Pause with us while we mourn Cindy's passing for a moment.
Goodbye, Virginia Commonwealth. Sorry you couldn't come along another round, but beating Duke and taking Pittsburgh to OT made for a pretty swell weekend.
Adios, Winthrop. At least you'll always remember your first NCAA victory.
They were the last double-digit seeds standing. Without them, the tenor changes.
There is no George Mason or Bradley left in this dance -- no mid-major school that barely squeaked in and never was given a chance to win even a single game, much less two. No Wisconsin-Milwaukee of '05 (although that team's coach is here, now dressed in orange). No Chattanooga or Valparaiso or Miami (Ohio) or Missouri State or Kent State, to name a few double-digit seeds that played into the second weekend in recent years.
But the fracturing of the fairy tale didn't stop there. The big boys have eliminated every team seeded outside the top half of the 65-team bracket -- every team outside the top 28, in fact.
The 2007 version of a glass-slippered party crasher is No. 7 seed UNLV, which is a joke. As I've been saying since the brackets were unveiled, Vegas was criminally underrated by the selection committee. The Runnin' Rebels were a 4- or 5-seed in underdog's clothing.
By RPI, 13 of the top 21 teams in the country are still playing. The other three come in at No. 27 (Butler), No. 40 (USC) and No. 47 (Vanderbilt). The only team in the RPI top 10 to be evicted from Bracketville to date is No. 4 Wisconsin, which had the bad luck to draw UNLV in the second round.
What we're left with are seven of the top eight seeds, nine of the top 12 and 10 of the top 16. It's been 11 years since seven of the top eight seeds advanced to the Sweet 16 (and the one that didn't was No. 1 seed Purdue, which was felled by Tubby Smith's Georgia Bulldogs).
Of the nine teams I believed could win the whole thing, eight remain. Only Texas (I was seduced by Kevin Durant) has been dismissed.
Bottom line: Either the committee really did its job well (except for Vegas) or Cinderella has had a fatal four days.
This doesn't mean she can't (and won't) rise from the dead in years to come. But for the time being, we'll have to stuff a sock in all the parity talk. Or at least revise it down to, say, the top 30.
That's about where the competitive balance seemed to stop this year, after only five first-round upsets by seed (three in the tossup 8-9 games) and five in the second round (three in the tossup 4-5 games).
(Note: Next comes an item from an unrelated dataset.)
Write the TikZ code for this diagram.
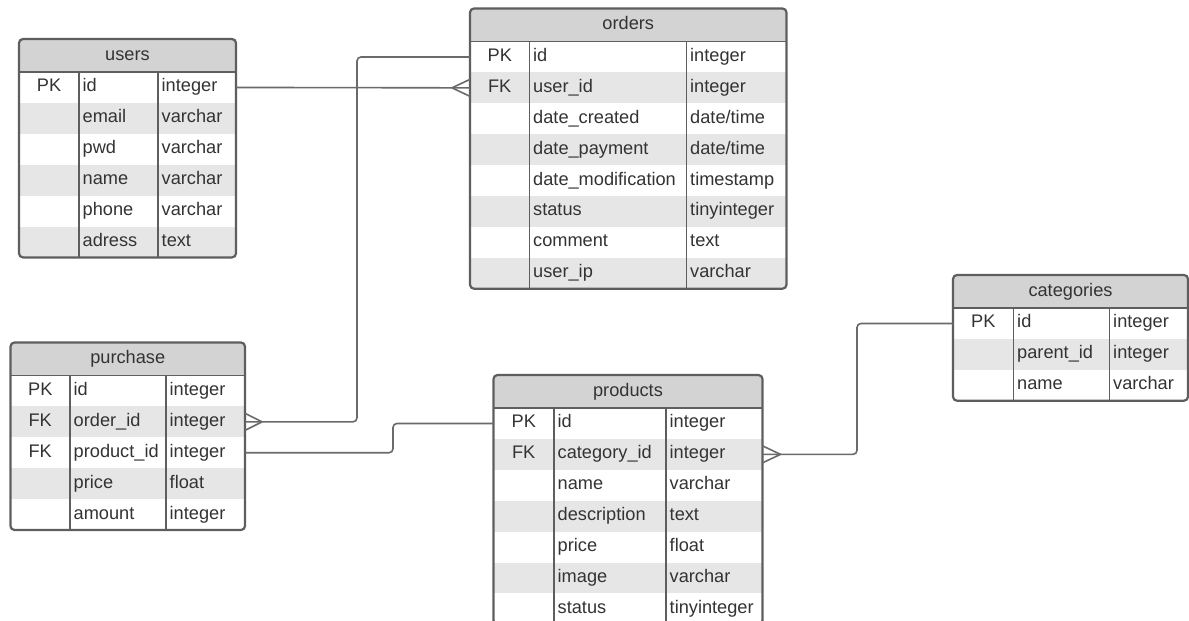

At least the games got closer and more dramatic Friday and Saturday, bookended by a distressingly dull Thursday and a rather unremarkable Sunday.
What we have left are 12 teams from the big six conferences. And with three from the Pac-10, three from the SEC, two from the Big East and two from the Big 12, no league has established undisputed bragging rights. (The ACC and Big Ten, with only a single team left apiece, have some explaining to do.)
Even the quartet of schools from the smaller conferences come wearing regulation basketball sneaks, not glass slippers.
Memphis, king of Conference USA, has been a national title contender two years running. UNLV of the Mountain West won 30 games and ranks 10th in the RPI.
Even Southern Illinois of the Missouri Valley Conference and Butler of the Horizon League didn't exactly fall off the turnip truck on the way to the Sweet 16. Both were ranked for much of this season, sport tremendous power numbers and were locks to be at-large selections -- which, ultimately, they both were after losing in the final game of their league tournaments.
And they were respected enough by the selection committee to be seeded fourth and fifth, respectively.
Within the past five years, both schools got to the Sweet 16 the hard way, as double-digit seeds. Their progress up the seed ladder was in part paved by the mid-major successes of previous seasons.
Despite their well-earned seeds, SIU and Butler will revert back to major underdog status now. Butler takes on the defending national champion and overall No. 1 seed, Florida. Southern Illinois gets a shot at the hottest team in the tournament, Kansas.
If either wins, we'll be back to rhapsodizing about the achievements of the little guys. But neither will qualify as Cinderella.
She's stretched out on a cold slab in the March Madness morgue.